Mexican production may be near peak

Sam Fletcher
Senior Writer

Current crude production in Mexico, the largest source of foreign oil for the US market, appears "at the very least" stagnant and may be close to peaking, analysts in the Houston office of Raymond James & Associates Inc. reported June 13.

"The month-to-month volatility hides the fact that, on a 12-month moving average basis, it looks like Mexican oil production may have already peaked," they said. That doesn't imply "a dramatic fall in output anytime soon," the analysts said, "but it does indicate that the growth rates of 1999-2002 have slowed down meaningfully, if not disappearing outright." They project Mexican production will post modest annual declines in 2005 and 2006 for the first time since the late 1990s. "Even if production is flat, that would still provide strong evidence that the No. 1 source of foreign oil to the US is close to peaking," they said.

Since Mexico produces 4% of the world's total oil, a peak and eventual decline in its production would have major consequences for global supplies, driving up prices.

Western Hemisphere supplies
"Contrary to conventional wisdom, the Middle East is a relatively minor source of US oil imports," the analysts noted. Only Saudi Arabia ranked among the top five sources of imported crude through the last 12 months. Iraq was the only other Middle Eastern country among the top 10.

In March, Mexico sold 1.59 million b/d in the US market, or 16% of total US imports—slightly more than Saudi Arabia (1.55 million b/d) and Venezuela (1.32 million b/d).

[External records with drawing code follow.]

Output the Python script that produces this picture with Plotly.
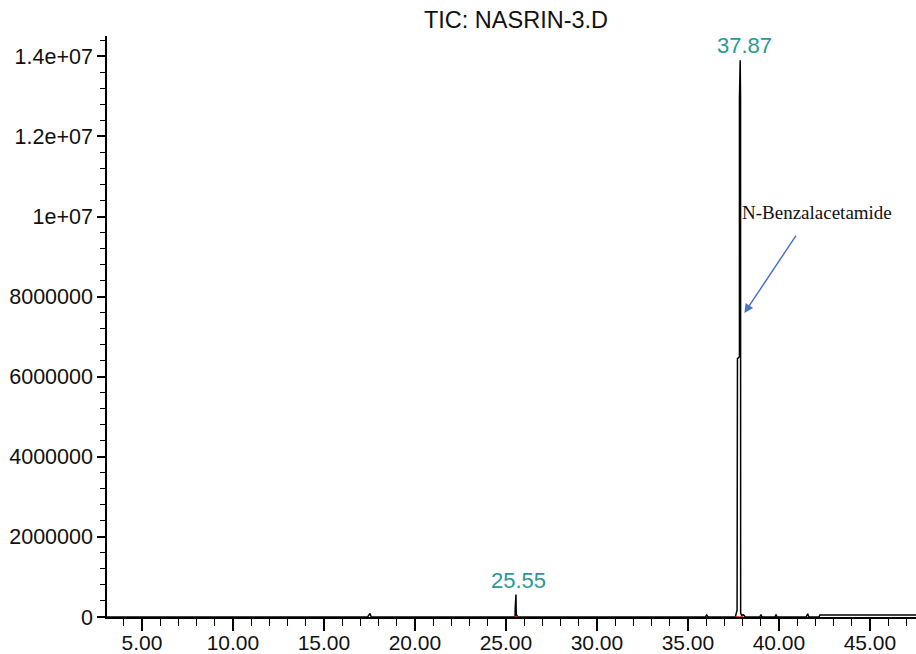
import plotly.graph_objects as go

# Retention time (min) and total ion current abundance
rt_min = [3.08, 5.0, 10.0, 15.0, 17.40, 17.50, 17.53, 17.60, 20.0, 25.40, 25.50,
          25.51, 25.55, 25.56, 25.57, 25.65, 30.0, 35.95, 36.03, 36.10, 37.60,
          37.70, 37.72, 37.72, 37.83, 37.83, 37.87, 37.89, 37.89, 37.895, 37.95,
          38.02, 38.08, 38.15, 38.95, 39.01, 39.07, 39.78, 39.84, 39.90, 41.50,
          41.58, 41.65, 42.20, 42.25, 45.0, 47.53]
tic_abundance = [0, 0, 0, 0, 0, 70000, 90000, 0, 0, 0, 0,
                 220000, 560000, 220000, 60000, 0, 0, 0, 50000, 0, 0,
                 170000, 6450000, 6450000, 6500000, 12950000, 13900000, 12950000, 6450000, 100000, 40000,
                 60000, 40000, 0, 0, 60000, 0, 0, 60000, 0, 0,
                 80000, 0, 0, 50000, 50000, 50000]

# Integration markers
mark_rt = [25.55, 37.70, 37.93]
mark_ab = [0, 0, 0]

# Peak labels
peak_rt = [37.87, 25.55]
peak_lbl = ["37.87", "25.55"]
peak_ab = [13900000, 560000]
peak_shift = [4, 3]

y_tickvals = [0, 2000000, 4000000, 6000000, 8000000, 10000000, 12000000, 14000000]
y_ticktext = ["0", "2000000", "4000000", "6000000", "8000000", "1e+07", "1.2e+07", "1.4e+07"]

title_text = "TIC: NASRIN-3.D"
compound = "N-Benzalacetamide"

fig = go.Figure()
fig.add_trace(go.Scatter(x=rt_min, y=tic_abundance, mode="lines",
                         line=dict(color="black", width=1.5), hoverinfo="skip",
                         showlegend=False))
fig.add_trace(go.Scatter(x=mark_rt, y=mark_ab, mode="markers",
                         marker=dict(color="#d11", size=3, symbol="line-ew-open",
                                     line=dict(color="#d11", width=1.5)),
                         showlegend=False, hoverinfo="skip"))

teal = "#2b9898"
for rt, lbl, ab, sh in zip(peak_rt, peak_lbl, peak_ab, peak_shift):
    fig.add_annotation(x=rt, y=ab, text=lbl, showarrow=False, yanchor="bottom",
                       xshift=sh, font=dict(family="Liberation Sans, Arial", size=22, color=teal))

fig.add_annotation(x=37.97, y=10090000, text=compound, showarrow=False, xanchor="left",
                   xshift=-2, font=dict(family="Liberation Serif, Times New Roman", size=19, color="#111"))
fig.add_annotation(x=38.1, y=7590000, ax=40.99, ay=9560000, axref="x", ayref="y",
                   text="", showarrow=True, arrowhead=2, arrowsize=1.2, arrowwidth=1.5,
                   arrowcolor="#4a74c9")

fig.update_layout(
    width=916, height=654,
    margin=dict(l=107, r=0, t=36, b=37, autoexpand=False),
    paper_bgcolor="white", plot_bgcolor="white",
    font=dict(family="Liberation Sans, Arial", size=21.5, color="#111"),
    title=dict(text=title_text, x=(516 - 107) / 809, xref="paper", xanchor="center",
               y=1 - 20 / 654, yref="container", yanchor="middle",
               font=dict(family="Liberation Sans, Arial", size=23.5, color="#111")),
    xaxis=dict(range=[3.08, 47.53], tickmode="linear", tick0=5, dtick=5, tickformat=".2f",
               showgrid=False, zeroline=False, showline=True, linecolor="black", linewidth=1.5,
               ticks="outside", ticklen=12, tickwidth=1.5, tickcolor="black",
               ticklabelstandoff=-6, tickfont=dict(size=21),
               minor=dict(ticks="outside", ticklen=7, tick0=0, dtick=1, tickcolor="black",
                          tickwidth=1.2, showgrid=False),
               automargin=False, fixedrange=True),
    yaxis=dict(range=[0, 14507000], tickmode="array", tickvals=y_tickvals, ticktext=y_ticktext,
               showgrid=False, zeroline=False, showline=True, linecolor="black", linewidth=1.5,
               ticks="outside", ticklen=8, tickwidth=1.5, tickcolor="black",
               minor=dict(ticks="outside", ticklen=5, tick0=0, dtick=400000, tickcolor="black",
                          tickwidth=1.2, showgrid=False),
               automargin=False, fixedrange=True),
)

fig.write_html("out.html", config={"displayModeBar": False},
               post_script="document.body.style.margin='0';document.body.style.overflow='hidden';")
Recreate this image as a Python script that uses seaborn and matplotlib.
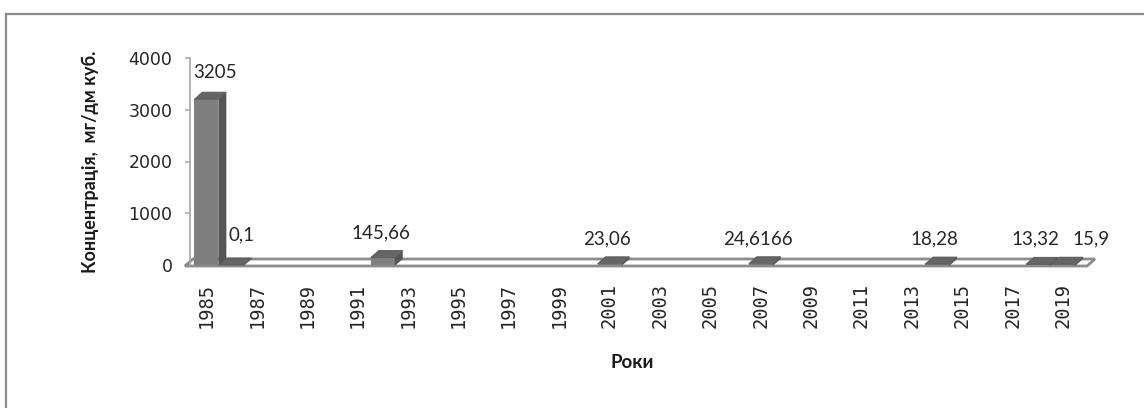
import numpy as np
import pandas as pd
import matplotlib
matplotlib.use("Agg")
import matplotlib.pyplot as plt
import seaborn as sns
from matplotlib.patches import Polygon, Rectangle
from matplotlib.transforms import IdentityTransform

# ---------------- data ----------------
all_years = list(range(1985, 2020))
measured_years = [1985, 1986, 1992, 2001, 2007, 2014, 2018, 2019]
concentrations = [3205, 0.1, 145.66, 23.06, 24.6166, 18.28, 13.32, 15.9]
tick_years = all_years[::2]
y_ticks = [0, 1000, 2000, 3000, 4000]
y_label = "Концентрація,  мг/дм куб."
x_label = "Роки"

# label offsets (pixels) to mimic the reference placement
lab_dx = [9, 10, -2, -3, -3, -3, -2, 28]
lab_dy = [27, 30, 25, 25, 25, 25, 25, 25]

# ---------------- figure ----------------
sns.set_theme(style="white")
plt.rcParams['font.family'] = ['DejaVu Sans']

W, H, DPI = 1144, 408, 100
fig = plt.figure(figsize=(W / DPI, H / DPI), dpi=DPI)
fig.patch.set_facecolor("white")
ax = fig.add_axes([190 / W, 1 - 265 / H, 897 / W, 207 / H])

df = pd.DataFrame({"year": measured_years, "value": concentrations})
full = pd.DataFrame({"year": all_years}).merge(df, on="year", how="left")

sns.barplot(data=full, x="year", y="value", order=all_years, color="#7f7f7f",
            saturation=1, width=0.95, linewidth=0, edgecolor="none", ax=ax, zorder=2)

ax.set_xlim(-0.65, 34.95)
ax.set_ylim(0, 4000)

for s in ["top", "right", "bottom"]:
    ax.spines[s].set_visible(False)
ax.spines["left"].set_color("#a6a6a6")
ax.spines["left"].set_linewidth(1.2)

ax.set_xticks(range(0, len(all_years), 2))
ax.set_xticklabels([str(y) for y in tick_years], rotation=90,
                   family="DejaVu Sans Mono", fontsize=13.5, color="#262626")
ax.tick_params(axis="x", length=0, pad=13, bottom=False)
ax.set_yticks(y_ticks)
ax.set_yticklabels([str(t) for t in y_ticks], fontsize=12.5, color="#262626")
ax.tick_params(axis="y", left=True, length=3.6, width=1.1, color="#a6a6a6", pad=9)

ax.set_ylabel(y_label, fontsize=13, fontweight="bold", family="Lato", color="#1a1a1a")
ax.yaxis.set_label_coords((90 - 190) / 897, 0.5)
ax.yaxis.label.set_va("center")
ax.set_xlabel(x_label, fontsize=13.5, fontweight="bold", family="Lato", color="#1a1a1a")
ax.xaxis.set_label_coords((632 - 190) / 897, (265 - 363) / 207)
ax.xaxis.label.set_va("center")

# ---------------- pseudo-3D decoration ----------------
ddx, ddy = 8, 7
tr = ax.transData
x_left_px = tr.transform((-0.65, 0))[0]
x_right_px = tr.transform((34.95, 0))[0]
y0_px = tr.transform((0, 0))[1] - 1
floor = Polygon([(x_left_px - 5, y0_px), (x_right_px, y0_px),
                 (x_right_px + ddx, y0_px + ddy), (x_left_px - 5 + ddx, y0_px + ddy)],
                closed=True, facecolor="white", edgecolor="#8c8c8c", lw=2.0,
                transform=IdentityTransform(), zorder=1, clip_on=False)
ax.add_patch(floor)

for p in list(ax.patches):
    if p is floor:
        continue
    h = p.get_height()
    if h is None or not np.isfinite(h):
        continue
    xl, yb = tr.transform((p.get_x(), 0))
    xr, yt = tr.transform((p.get_x() + p.get_width(), h))
    yb = y0_px
    side = Polygon([(xr, yb), (xr + ddx, yb + ddy), (xr + ddx, yt + ddy), (xr, yt)],
                   closed=True, facecolor="#555555", edgecolor="none",
                   transform=IdentityTransform(), zorder=3, clip_on=False)
    top = Polygon([(xl, yt), (xr, yt), (xr + ddx, yt + ddy), (xl + ddx, yt + ddy)],
                  closed=True, facecolor="#656565", edgecolor="#5a5a5a", lw=0.6,
                  transform=IdentityTransform(), zorder=3, clip_on=False)
    ax.add_patch(side)
    ax.add_patch(top)

# ---------------- data labels ----------------
for k, (yr, v) in enumerate(zip(measured_years, concentrations)):
    i = all_years.index(yr)
    txt = f"{v:g}".replace(".", ",")
    ax.annotate(txt, xy=(i, v), xytext=(lab_dx[k] * 0.72, lab_dy[k] * 0.72),
                textcoords="offset points", ha="center", va="center",
                fontsize=13.5, family="Lato", color="#262626", annotation_clip=False)

# outer border (only top and left visible in the reference)
fig.add_artist(Rectangle((6 / W, -0.5), 2, (H - 13.5) / H + 0.5,
                         transform=fig.transFigure, fill=False,
                         edgecolor="#8a8a8a", lw=1.6))

fig.savefig("out.png", dpi=DPI)
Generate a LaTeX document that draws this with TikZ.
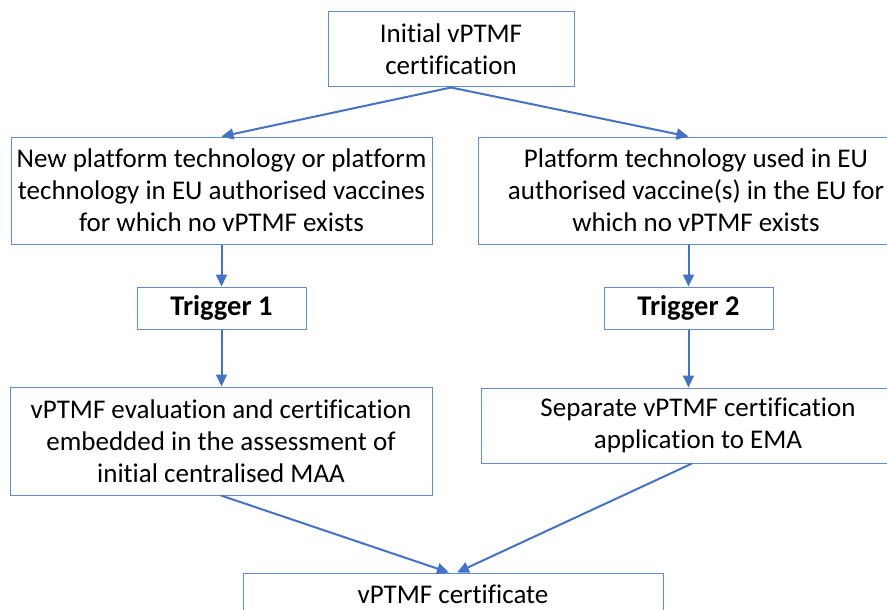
\documentclass[tikz,border=0pt]{standalone}
\usepackage{fontspec}
\setmainfont{Carlito}[Ligatures=NoCommon]
\usepackage{tikz}
\usetikzlibrary{calc, positioning, arrows.meta}
\definecolor{boxline}{RGB}{100,138,208}
\definecolor{flowblue}{RGB}{68,114,196}
\def\boxw{421pt}
\tikzstyle{box}=[draw=boxline, line width=1pt, align=center, inner sep=0pt, font=\fontsize{27}{32}\selectfont]
\tikzstyle{trigger}=[box, minimum width=169pt, minimum height=42pt, font=\fontsize{28.5}{32}\selectfont\bfseries]
\tikzstyle{flow}=[-{Triangle[length=12pt,width=11pt]}, draw=flowblue, line width=2pt]
\begin{document}
\begin{tikzpicture}[x=1pt, y=-1pt]
		\useasboundingbox (0,0) rectangle (887,610);
		\node[box, minimum width=246pt, minimum height=75pt] (init) at (451,49.5) {Initial vPTMF\\certification};
		\node[box, minimum width=\boxw, minimum height=107pt] (plat-1) at (221.5,190.5) {New platform technology or platform\\technology in EU authorised vaccines\\for which no vPTMF exists};
		\node[box, minimum width=436pt, minimum height=107pt] (plat-2) at (696,190.5) {Platform technology used in EU\\authorised vaccine(s) in the EU for\\which no vPTMF exists};
		\node[trigger] (trig-1) at (221.5,308) {Trigger 1};
		\node[trigger] (trig-2) at (688.5,308) {Trigger 2};
		\node[box, minimum width=422pt, minimum height=108pt] (eval-1) at (221,441) {vPTMF evaluation and certification\\embedded in the assessment of\\initial centralised MAA};
		\node[box, minimum width=434pt, minimum height=75pt] (eval-2) at (698,425.5) {Separate vPTMF certification\\application to EMA};
		\node[box, minimum width=420pt, minimum height=42pt] (cert) at (453,594) {vPTMF certificate};
		\path
		(init.south) edge[flow] (plat-1.north)
		(init.south) edge[flow] (trig-2.north |- plat-2.north)
		(plat-1.south) edge[flow] (trig-1.north)
		(trig-2.north |- plat-2.south) edge[flow] (trig-2.north)
		(trig-1.south) edge[flow] (trig-1.south |- eval-1.north)
		(trig-2.south) edge[flow] (trig-2.south |- eval-2.north)
		(eval-1.south) edge[flow] ($(cert.north)+(-4,0)$)
		($(eval-2.south)+(-6,0)$) edge[flow] ($(cert.north)+(4,0)$);
	\end{tikzpicture}
\end{document}
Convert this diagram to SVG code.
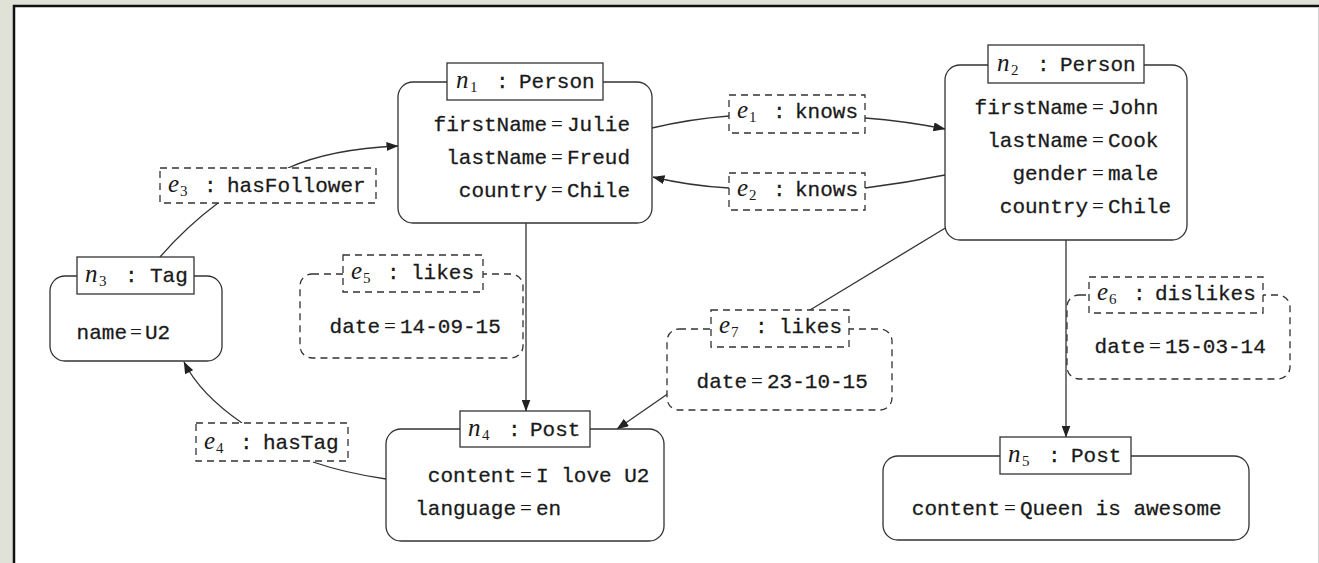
<svg xmlns="http://www.w3.org/2000/svg" width="1319" height="563" viewBox="0 0 1319 563">
  <style>
    .node { fill: #fff; stroke: #333; stroke-width: 1.3; }
    .ttl { fill: #fff; stroke: #333; stroke-width: 1.3; }
    .dash { fill: #fff; stroke: #333; stroke-width: 1.3; stroke-dasharray: 7 5; }
    .wire { fill: none; stroke: #333; stroke-width: 1.3; }
    text { fill: #1a1a1a; }
    .tt { font-family: "Liberation Mono", "DejaVu Sans Mono", monospace; font-size: 21px; stroke: #1a1a1a; stroke-width: 0.28; }
    .mi { font-family: "Liberation Serif", "DejaVu Serif", serif; font-style: italic; font-size: 25px; }
    .sub { font-family: "Liberation Serif", "DejaVu Serif", serif; font-size: 15px; }
    .eq { font-family: "Liberation Serif", "DejaVu Serif", serif; font-size: 21px; text-anchor: middle; }
    .k { text-anchor: end; }
  </style>
  <defs>
    <marker id="arrow" viewBox="0 0 12 9" refX="11.5" refY="4.5" markerWidth="12" markerHeight="9" markerUnits="userSpaceOnUse" orient="auto">
      <path d="M0,0 L12,4.5 L0,9 z" fill="#222"/>
    </marker>
  </defs>

  <!-- page frame -->
  <rect x="0" y="0" width="1319" height="563" fill="#e1e2d7"/>
  <rect x="14" y="6" width="1304" height="557" fill="#fff"/>
  <line x1="13" y1="6" x2="1319" y2="6" stroke="#111" stroke-width="2.5"/>
  <line x1="14" y1="5" x2="14" y2="563" stroke="#111" stroke-width="2.5"/>
  <line x1="1318.5" y1="7" x2="1318.5" y2="563" stroke="#d4d4d4" stroke-width="1"/>

  <!-- connectors -->
  <g id="edges">
    <!-- e1 knows: n1 -> n2 -->
    <path class="wire" d="M652,128 Q690,119 729,116"/>
    <path class="wire" d="M865,118 Q905,121 945,129" marker-end="url(#arrow)"/>
    <!-- e2 knows: n2 -> n1 -->
    <path class="wire" d="M945,175 Q905,183 865,188"/>
    <path class="wire" d="M729,188 Q690,186 653,177" marker-end="url(#arrow)"/>
    <!-- e3 hasFollower: n3 -> n1 -->
    <path class="wire" d="M160,257 Q186,227 218,203"/>
    <path class="wire" d="M288,168 Q330,149 398,146" marker-end="url(#arrow)"/>
    <!-- e4 hasTag: n4 -> n3 -->
    <path class="wire" d="M386,479 Q345,473 313,462"/>
    <path class="wire" d="M242,423 Q200,394 184,362" marker-end="url(#arrow)"/>
    <!-- e5 likes: n1 -> n4 -->
    <path class="wire" d="M526,223 L526,411" marker-end="url(#arrow)"/>
    <!-- e6 dislikes: n2 -> n5 -->
    <path class="wire" d="M1066,240 L1066,437" marker-end="url(#arrow)"/>
    <!-- e7 likes: n2 -> n4 -->
    <path class="wire" d="M947,227 L810,310"/>
    <path class="wire" d="M669,393 L617,429" marker-end="url(#arrow)"/>
  </g>

  <!-- edge labels -->
  <g id="e1">
    <rect class="dash" x="729" y="95" width="136" height="38"/>
    <text y="118"><tspan class="mi" x="737">e</tspan><tspan class="sub" x="749" dy="4">1</tspan><tspan class="tt" x="773" dy="-4">:</tspan><tspan class="tt" x="795">knows</tspan></text>
  </g>
  <g id="e2">
    <rect class="dash" x="729" y="173" width="136" height="37"/>
    <text y="196"><tspan class="mi" x="737">e</tspan><tspan class="sub" x="749" dy="4">2</tspan><tspan class="tt" x="773" dy="-4">:</tspan><tspan class="tt" x="795">knows</tspan></text>
  </g>
  <g id="e3">
    <rect class="dash" x="160" y="168" width="216" height="35"/>
    <text y="192"><tspan class="mi" x="168">e</tspan><tspan class="sub" x="180" dy="4">3</tspan><tspan class="tt" x="204" dy="-4">:</tspan><tspan class="tt" x="227">hasFollower</tspan></text>
  </g>
  <g id="e4">
    <rect class="dash" x="196" y="423" width="152" height="38"/>
    <text y="449"><tspan class="mi" x="204">e</tspan><tspan class="sub" x="216" dy="4">4</tspan><tspan class="tt" x="240" dy="-4">:</tspan><tspan class="tt" x="263">hasTag</tspan></text>
  </g>
  <g id="e5">
    <rect class="dash" x="300" y="274" width="223" height="84" rx="12"/>
    <rect class="dash" x="343" y="255" width="140" height="37"/>
    <text y="279"><tspan class="mi" x="351">e</tspan><tspan class="sub" x="363" dy="4">5</tspan><tspan class="tt" x="387" dy="-4">:</tspan><tspan class="tt" x="411">likes</tspan></text>
    <text class="tt k" x="380" y="333">date</text>
    <text class="eq" x="390" y="333">=</text>
    <text class="tt" x="400" y="333">14-09-15</text>
  </g>
  <g id="e6">
    <rect class="dash" x="1067" y="295" width="223" height="84" rx="12"/>
    <rect class="dash" x="1089" y="277" width="174" height="36"/>
    <text y="300"><tspan class="mi" x="1097">e</tspan><tspan class="sub" x="1109" dy="4">6</tspan><tspan class="tt" x="1133" dy="-4">:</tspan><tspan class="tt" x="1155">dislikes</tspan></text>
    <text class="tt k" x="1145" y="353">date</text>
    <text class="eq" x="1155" y="353">=</text>
    <text class="tt" x="1165" y="353">15-03-14</text>
  </g>
  <g id="e7">
    <rect class="dash" x="667" y="329" width="225" height="81" rx="12"/>
    <rect class="dash" x="711" y="310" width="138" height="37"/>
    <text y="333"><tspan class="mi" x="719">e</tspan><tspan class="sub" x="731" dy="4">7</tspan><tspan class="tt" x="755" dy="-4">:</tspan><tspan class="tt" x="779">likes</tspan></text>
    <text class="tt k" x="747" y="388">date</text>
    <text class="eq" x="757" y="388">=</text>
    <text class="tt" x="767" y="388">23-10-15</text>
  </g>

  <!-- nodes -->
  <g id="n1">
    <rect class="node" x="398" y="82" width="254" height="141" rx="15"/>
    <rect class="ttl" x="447" y="63" width="156" height="37"/>
    <text y="88"><tspan class="mi" x="456">n</tspan><tspan class="sub" x="470" dy="4">1</tspan><tspan class="tt" x="496" dy="-4">:</tspan><tspan class="tt" x="519">Person</tspan></text>
    <text class="tt k" x="547" y="131">firstName</text>
    <text class="eq" x="557" y="131">=</text>
    <text class="tt" x="567" y="131">Julie</text>
    <text class="tt k" x="547" y="164">lastName</text>
    <text class="eq" x="557" y="164">=</text>
    <text class="tt" x="567" y="164">Freud</text>
    <text class="tt k" x="547" y="197">country</text>
    <text class="eq" x="557" y="197">=</text>
    <text class="tt" x="567" y="197">Chile</text>
  </g>
  <g id="n2">
    <rect class="node" x="945" y="65" width="242" height="175" rx="15"/>
    <rect class="ttl" x="988" y="45" width="156" height="38"/>
    <text y="71"><tspan class="mi" x="997">n</tspan><tspan class="sub" x="1011" dy="4">2</tspan><tspan class="tt" x="1037" dy="-4">:</tspan><tspan class="tt" x="1060">Person</tspan></text>
    <text class="tt k" x="1088" y="114">firstName</text>
    <text class="eq" x="1098" y="114">=</text>
    <text class="tt" x="1108" y="114">John</text>
    <text class="tt k" x="1088" y="147">lastName</text>
    <text class="eq" x="1098" y="147">=</text>
    <text class="tt" x="1108" y="147">Cook</text>
    <text class="tt k" x="1088" y="180">gender</text>
    <text class="eq" x="1098" y="180">=</text>
    <text class="tt" x="1108" y="180">male</text>
    <text class="tt k" x="1088" y="213">country</text>
    <text class="eq" x="1098" y="213">=</text>
    <text class="tt" x="1108" y="213">Chile</text>
  </g>
  <g id="n3">
    <rect class="node" x="50" y="276" width="172" height="85" rx="15"/>
    <rect class="ttl" x="77" y="257" width="117" height="37"/>
    <text y="282"><tspan class="mi" x="85">n</tspan><tspan class="sub" x="99" dy="4">3</tspan><tspan class="tt" x="125" dy="-4">:</tspan><tspan class="tt" x="150">Tag</tspan></text>
    <text class="tt k" x="127" y="339">name</text>
    <text class="eq" x="136" y="339">=</text>
    <text class="tt" x="145" y="339">U2</text>
  </g>
  <g id="n4">
    <rect class="node" x="386" y="429" width="278" height="112" rx="15"/>
    <rect class="ttl" x="460" y="411" width="130" height="36"/>
    <text y="436"><tspan class="mi" x="468">n</tspan><tspan class="sub" x="482" dy="4">4</tspan><tspan class="tt" x="508" dy="-4">:</tspan><tspan class="tt" x="530">Post</tspan></text>
    <text class="tt k" x="516" y="482">content</text>
    <text class="eq" x="526" y="482">=</text>
    <text class="tt" x="536" y="482">I love U2</text>
    <text class="tt k" x="516" y="515">language</text>
    <text class="eq" x="526" y="515">=</text>
    <text class="tt" x="536" y="515">en</text>
  </g>
  <g id="n5">
    <rect class="node" x="883" y="456" width="366" height="84" rx="15"/>
    <rect class="ttl" x="1000" y="437" width="131" height="37"/>
    <text y="462"><tspan class="mi" x="1008">n</tspan><tspan class="sub" x="1022" dy="4">5</tspan><tspan class="tt" x="1048" dy="-4">:</tspan><tspan class="tt" x="1071">Post</tspan></text>
    <text class="tt k" x="1000" y="515">content</text>
    <text class="eq" x="1010" y="515">=</text>
    <text class="tt" x="1020" y="515">Queen is awesome</text>
  </g>
</svg>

"The US actually imports most of its oil from the Western Hemisphere, and three countries in particular: Canada, Mexico, and Venezuela. These three countries together provide roughly 45% of US oil imports," the analysts said. "By comparison, the entire Persian Gulf region accounts for only about 25%."

In the Western Hemisphere, Canada is a "bright spot," the Raymond James analysts said. "Canadian production has grown consistently every year since 1999, and the oil sands provide a massive resource to be developed over time. On the other hand, the Venezuelan oil industry, given the volatile political situation and rising tax burden, is in rough shape, with production still not fully recovering from the 2002-03 strike by the national oil company [Petroleos de Venezuela SA (PDVSA)]."

Mexican outlook
While Mexican production rose annually in 1999-2004, the increase last year was negligible—only 12,000 b/d, or under 0.4%.

Production in the first 3 months of 2005 is flat month to month.

"This suggests to us that Mexican production is on the verge of peaking within just a few years, if it hasn't already," said the Raymond James analysts. They listed several reasons for slower growth in Mexican production:

-- Most of Mexico's oil is produced offshore and is characterized by steep decline rates. "This is as true of the Gulf of Mexico (both the US and Mexican sectors) as it is of the Bay of Campeche in southeastern Mexico, which accounts for two-thirds the country's production," the analysts said.

-- Mexico's Cantarell oil field, the largest in the Western Hemisphere and the second largest in the world measured by daily production, is expected to peak this year. Located in the Bay of Campeche, Cantarell produces roughly 2 million b/d, "meaning it pumps over half of all Mexican oil and 3% of global supply," said the analysts. "Once this mature field peaks, it is going to be virtually impossible for the rest of Mexican production to offset the declines."

-- Foreign investment in the upstream operations has been constitutionally prohibited since Petroleos Mexicanos (Pemex) was formed in 1938.

-- The tax burden on Pemex remains high "to make sure that the oil industry provides revenue for the Mexican government." A third of the federal budget comes from taxes on Pemex.

"At this point, it is too early to tell whether Mexican oil production has already set an all-time peak, but based on the last 2 years of data, it seems that the peak is fast approaching, if not already here," the analysts said. "Of course, oil is fungible, and what ultimately matters for prices is global production, not that of a single country. Still, in conjunction with other non-OPEC producers having peaked long ago (US, Britain, Norway, etc.) and others that are currently experiencing production growth slowdowns (Russia and Venezuela being the most important), the Mexican slowdown takes on additional importance. Because this serves to increase non-OPEC supply growth, we look at it as a bullish stimulus for oil prices over the next several years and beyond."